In February 1954, the family began their move. There was, however, one major problem - to secure the office and sales territory, it would have to be purchased. Hobart agreed to finance part of the acquisition by withholding part of his commissions. Even with selling their Bethel Park home, there just was not enough money to make the purchase. Harry asked his father for a loan of two thousand dollars, a very difficult thing to do because his father was not in agreement with him leaving a secure environment. With that loan, the young Lobalzo family rented an inner city house and made the move.

Times were difficult for the family, money was short, and the adjustment to the inner city was disheartening coming from a rural farm community in Pennsylvania. Harry wore many hats and worked late hours because the company could not afford staff, let alone a secretary. A solution was found by having Mary become the company secretary. Harry’s son, Michael, would walk from school to the office and clean the machines for ten cents a unit. Meanwhile, Rick began kindergarten and was spared the “hard labor.”

The next several years brought continued growth both in size and profitability. The office was relocated twice to larger and better locations along with the addition of more service and sales personnel. In 1963, Michael attended Hobart Sales School and worked part-time throughout his college years. Following college graduation, Michael began his full time career in the family business. His wife Jean became the office administrator, which gave Harrys wife Mary a well-deserved respite from the business. In 1972, son Rick joined the business after earning his degree from the Ohio State University.

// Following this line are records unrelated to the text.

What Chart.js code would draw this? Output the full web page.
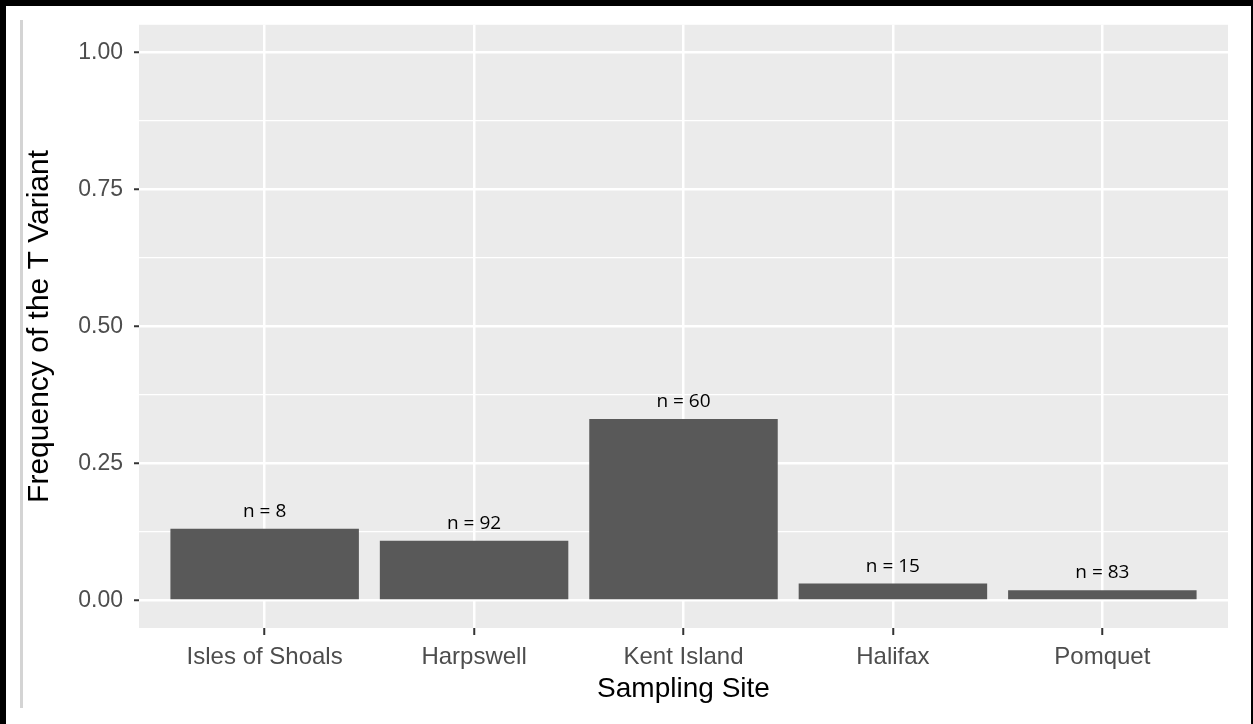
<!DOCTYPE html>
<html>
<head>
<meta charset="utf-8">
<script src="https://cdn.jsdelivr.net/npm/chart.js@4"></script>
<style>
  html, body { margin: 0; padding: 0; background: #fff; }
  #wrap { position: relative; width: 1253px; height: 724px; }
  #frame {
    position: absolute; left: 0; top: 0; width: 1253px; height: 724px;
    box-sizing: border-box; border-left: 6px solid #000; border-top: 6px solid #000;
    border-right: 2px solid #000; pointer-events: none;
  }
  #sideLine { position: absolute; left: 20px; top: 20px; width: 3px; height: 688px; background: #d4d4d4; }
</style>
</head>
<body>
<div id="wrap">
  <canvas id="myChart" width="1253" height="724"></canvas>
  <div id="sideLine"></div>
  <div id="frame"></div>
</div>
<script>
// data
const sites = ['Isles of Shoals', 'Harpswell', 'Kent Island', 'Halifax', 'Pomquet'];
const frequencies = [0.131, 0.109, 0.331, 0.031, 0.019];
const sampleSizes = [8, 92, 60, 15, 83];
const yTicks = [0, 0.125, 0.25, 0.375, 0.5, 0.625, 0.75, 0.875, 1];
const yLabels = ['0.00', '0.25', '0.50', '0.75', '1.00'];

const isMajor = v => Math.abs(v * 4 - Math.round(v * 4)) < 1e-6;

// grey ggplot panel behind the plot area
const panelBg = {
    id: 'panelBg',
    beforeDraw(chart) {
        const { ctx, chartArea: a } = chart;
        ctx.save();
        ctx.fillStyle = '#ebebeb';
        ctx.fillRect(a.left, a.top, a.right - a.left, a.bottom - a.top);
        ctx.restore();
    }
};

// "n = .." labels above the bars
const countLabels = {
    id: 'countLabels',
    afterDatasetsDraw(chart) {
        const ctx = chart.ctx;
        const meta = chart.getDatasetMeta(0);
        ctx.save();
        ctx.font = '19px "Open Sans"';
        ctx.fillStyle = '#000';
        ctx.textAlign = 'center';
        ctx.textBaseline = 'alphabetic';
        meta.data.forEach((bar, i) => {
            ctx.fillText('n = ' + sampleSizes[i], bar.x, bar.y - 12);
        });
        ctx.restore();
    }
};

const ctx = document.getElementById('myChart').getContext('2d');
const myChart = new Chart(ctx, {
    type: 'bar',
    data: {
        datasets: [{
            data: frequencies.map((f, i) => ({ x: i + 1, y: f })),
            backgroundColor: '#595959',
            borderWidth: 0,
            barPercentage: 0.9,
            categoryPercentage: 1.0
        }]
    },
    options: {
        responsive: false,
        animation: false,
        events: [],
        layout: { padding: { top: 24, right: 25, left: 0, bottom: 0 } },
        plugins: { legend: { display: false }, tooltip: { enabled: false } },
        scales: {
            x: {
                type: 'linear',
                min: 0.4,
                max: 5.6,
                offset: false,
                afterBuildTicks: scale => { scale.ticks = sites.map((s, i) => ({ value: i + 1 })); },
                afterFit: scale => { scale.height = 96; },
                border: { display: false },
                grid: {
                    offset: false,
                    color: '#ffffff',
                    lineWidth: 2.5,
                    tickColor: '#333333',
                    tickLength: 7,
                    tickWidth: 2
                },
                ticks: {
                    autoSkip: false,
                    maxRotation: 0,
                    padding: 8,
                    color: '#4d4d4d',
                    font: { family: '"Liberation Sans", Arial', size: 24 },
                    callback: v => sites[Math.round(v) - 1]
                },
                title: {
                    display: true,
                    text: 'Sampling Site',
                    color: '#000',
                    font: { family: '"Liberation Sans", Arial', size: 28 },
                    padding: { top: 0, bottom: 18 }
                }
            },
            y: {
                min: -0.05,
                max: 1.05,
                afterBuildTicks: scale => { scale.ticks = yTicks.map(v => ({ value: v })); },
                afterFit: scale => { scale.width = 139; },
                border: { display: false },
                grid: {
                    color: '#ffffff',
                    lineWidth: c => isMajor(c.tick.value) ? 2.5 : 1.3,
                    tickColor: c => isMajor(c.tick.value) ? '#333333' : 'rgba(0,0,0,0)',
                    tickLength: 5,
                    tickWidth: 2
                },
                ticks: {
                    autoSkip: false,
                    padding: 11,
                    color: '#4d4d4d',
                    font: { family: '"Liberation Sans", Arial', size: 23 },
                    callback: v => isMajor(v) ? yLabels[Math.round(v * 4)] : ''
                },
                title: {
                    display: true,
                    text: 'Frequency of the T Variant',
                    color: '#000',
                    font: { family: '"Liberation Sans", Arial', size: 30 },
                    padding: { top: 22, bottom: 0 }
                }
            }
        }
    },
    plugins: [panelBg, countLabels]
});
</script>
</body>
</html>
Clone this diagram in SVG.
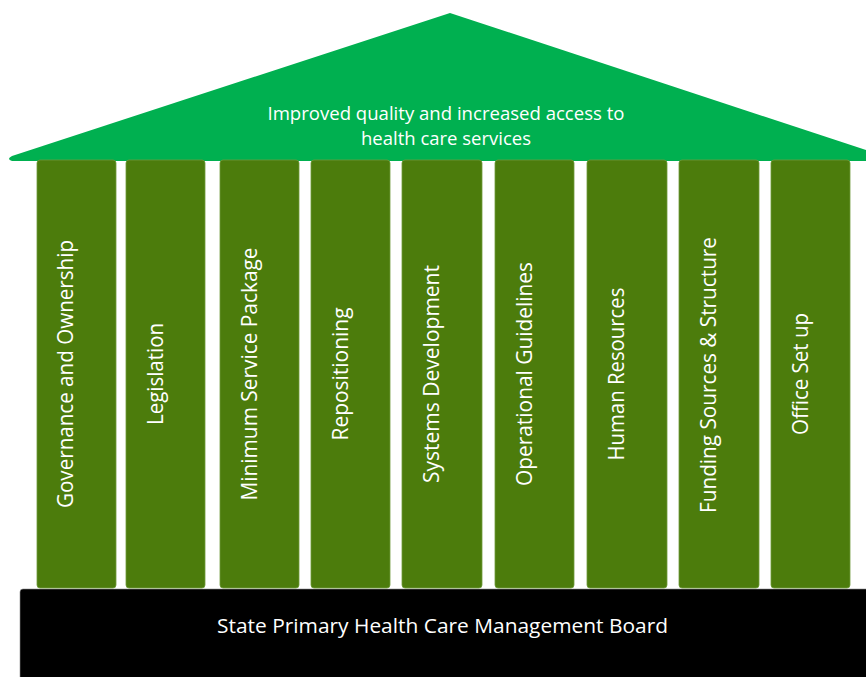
<svg xmlns="http://www.w3.org/2000/svg" width="866" height="677" viewBox="0 0 866 677">
<style>
.pillar{fill:#4C7C0C;stroke:#6E9A3A;stroke-width:0.8}
.pt{font-family:"Open Sans","Liberation Sans",sans-serif;font-size:22px;fill:#FFFFFF;text-anchor:middle}
.rt{font-family:"Open Sans","Liberation Sans",sans-serif;font-size:18px;fill:#FFFFFF;text-anchor:middle}
.bt{font-family:"Open Sans","Liberation Sans",sans-serif;font-size:20px;fill:#FFFFFF;text-anchor:middle}
</style>
<rect width="866" height="677" fill="#FFFFFF"/>
<g id="roof">
<path d="M 12 156 L 450 13 L 890 158 L 890 161 L 12 161 Q 6 159 12 156 Z" fill="#00B050"/>
<text class="rt" x="446" y="120" textLength="357" lengthAdjust="spacingAndGlyphs">Improved quality and increased access to</text>
<text class="rt" x="446" y="145" textLength="170" lengthAdjust="spacingAndGlyphs">health care services</text>
</g>
<g id="base">
<rect x="20" y="589" width="860" height="100" rx="3" fill="#000000" stroke="#8A8A8A" stroke-width="0.6"/>
<text class="bt" x="442.5" y="633" textLength="451" lengthAdjust="spacingAndGlyphs">State Primary Health Care Management Board</text>
</g>
<g id="p1">
<rect class="pillar" x="37" y="160" width="79" height="428" rx="3"/>
<text class="pt" transform="translate(73,374) rotate(-90)" textLength="268" lengthAdjust="spacingAndGlyphs">Governance and Ownership</text>
</g>
<g id="p2">
<rect class="pillar" x="126" y="160" width="79" height="428" rx="3"/>
<text class="pt" transform="translate(162.5,374) rotate(-90)" textLength="102" lengthAdjust="spacingAndGlyphs">Legislation</text>
</g>
<g id="p3">
<rect class="pillar" x="220" y="160" width="79" height="428" rx="3"/>
<text class="pt" transform="translate(256.5,374) rotate(-90)" textLength="253" lengthAdjust="spacingAndGlyphs">Minimum Service Package</text>
</g>
<g id="p4">
<rect class="pillar" x="311" y="160" width="79" height="428" rx="3"/>
<text class="pt" transform="translate(347.5,374) rotate(-90)" textLength="133" lengthAdjust="spacingAndGlyphs">Repositioning</text>
</g>
<g id="p5">
<rect class="pillar" x="402" y="160" width="80" height="428" rx="3"/>
<text class="pt" transform="translate(439,374) rotate(-90)" textLength="218" lengthAdjust="spacingAndGlyphs">Systems Development</text>
</g>
<g id="p6">
<rect class="pillar" x="495" y="160" width="79" height="428" rx="3"/>
<text class="pt" transform="translate(531.5,374) rotate(-90)" textLength="224" lengthAdjust="spacingAndGlyphs">Operational Guidelines</text>
</g>
<g id="p7">
<rect class="pillar" x="587" y="160" width="80" height="428" rx="3"/>
<text class="pt" transform="translate(624,374) rotate(-90)" textLength="173" lengthAdjust="spacingAndGlyphs">Human Resources</text>
</g>
<g id="p8">
<rect class="pillar" x="679" y="160" width="80" height="428" rx="3"/>
<text class="pt" transform="translate(716,375) rotate(-90)" textLength="276" lengthAdjust="spacingAndGlyphs">Funding Sources &amp; Structure</text>
</g>
<g id="p9">
<rect class="pillar" x="771" y="160" width="79" height="428" rx="3"/>
<text class="pt" transform="translate(808,374) rotate(-90)" textLength="122" lengthAdjust="spacingAndGlyphs">Office Set up</text>
</g>
<g id="connectors"></g>
</svg>
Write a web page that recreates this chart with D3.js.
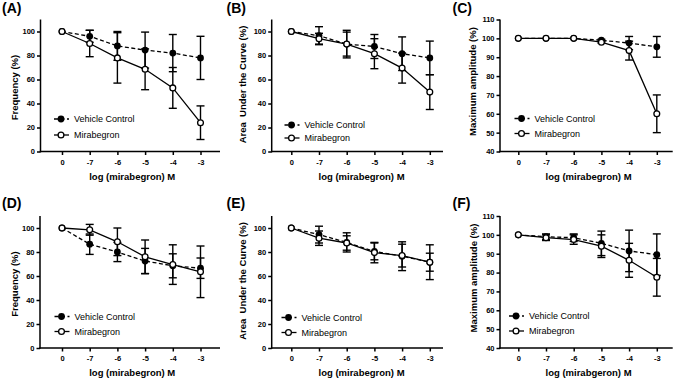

Harry and his sons moved their offices to Montrose, Ohio in 1976. At that time, Montrose was a remote area on the outskirts of Akron. Being a visionary, Richard found a piece of property that they all agreed to purchase. The property turned out to be a great investment for the family. Since that time, the real estate division, aptly named Mic-Ric, has become the developer/owner of several properties in the greater Akron area.

During the mid to late seventies, Michael noticed that the parent company, Hobart Corporation, was acquiring more independent agencies and converting them into company owned branch offices. At that time, the Lobalzo’s felt it would be a smart move to start an independent division. The division would be cleverly called HMR for Harry, Mike and Rick. A manufacturer of pressure fryers gave HMR exclusivity for the sale and distribution of their products. This led to developing the companys own chicken breading, a very successful item that has continued to be a profitable segment of the business.

Opportunities arose through this second division that added many other product lines. Mike became interested in the design of supermarket departments, especially those that dealt with perishable items. HMR began adding more products in order to offer a complete package of equipment and design work to the supermarket industry.

Around the same time, Rick became interested in business computers and helped the company become the first Hobart office to automate with an IBM 5110. Another business division called Innotech Systems was set up at that time so that the company could become a “re-marketer” for IBM. Although this venture was short lived, it helped serve as a foundation for the extensive use of computers and data throughout the organization. Many Hobart Corporate administrators and staff, as well as independent agencies, visited Hobart Akron to learn the IT systems so they could develop and build out their own systems. From that date forward, along with the success of HMR, Hobart Akron is viewed as being a model and one of the most successful, progressive independent offices of its kind.

In the 1980s, the company found another opportunity in the sales and service of commercial ice machines. Rick took on the task of developing a foundation in this arena, which involved different stocking and market strategies. The division would be a re-branding of the name “Innotech," from to its former computer division. The Innotech division is now one of Scotsmans top Distributors.

In January 2006, Mike became aware that Hobart Corporation was considering a new go-to-market concept that involved “master” distributors across the country. Preliminary investigations revealed that Hobart was in the process of choosing from a handful of distributors to cover the key market retail accounts. During the first six months, extensive work was done to make sure that H.C. Lobalzo would be one of the “master” distributors. The Lobalzo brothers designed and developed Consolidated Food Equipment Distributors, also known as CFED, which was awarded 17 states in the Northeastern quadrant of the United States. CFED began operations in May 2006, and since that time it has grown greatly in the number of employees, unprecedented sales, and assured profitability - with many new opportunities yet to come.

With the addition of Rick’s daughter, Dana Saporito, in 2004 and her husband, Joe Saporito, in 2010 the company is now operated by its third generation.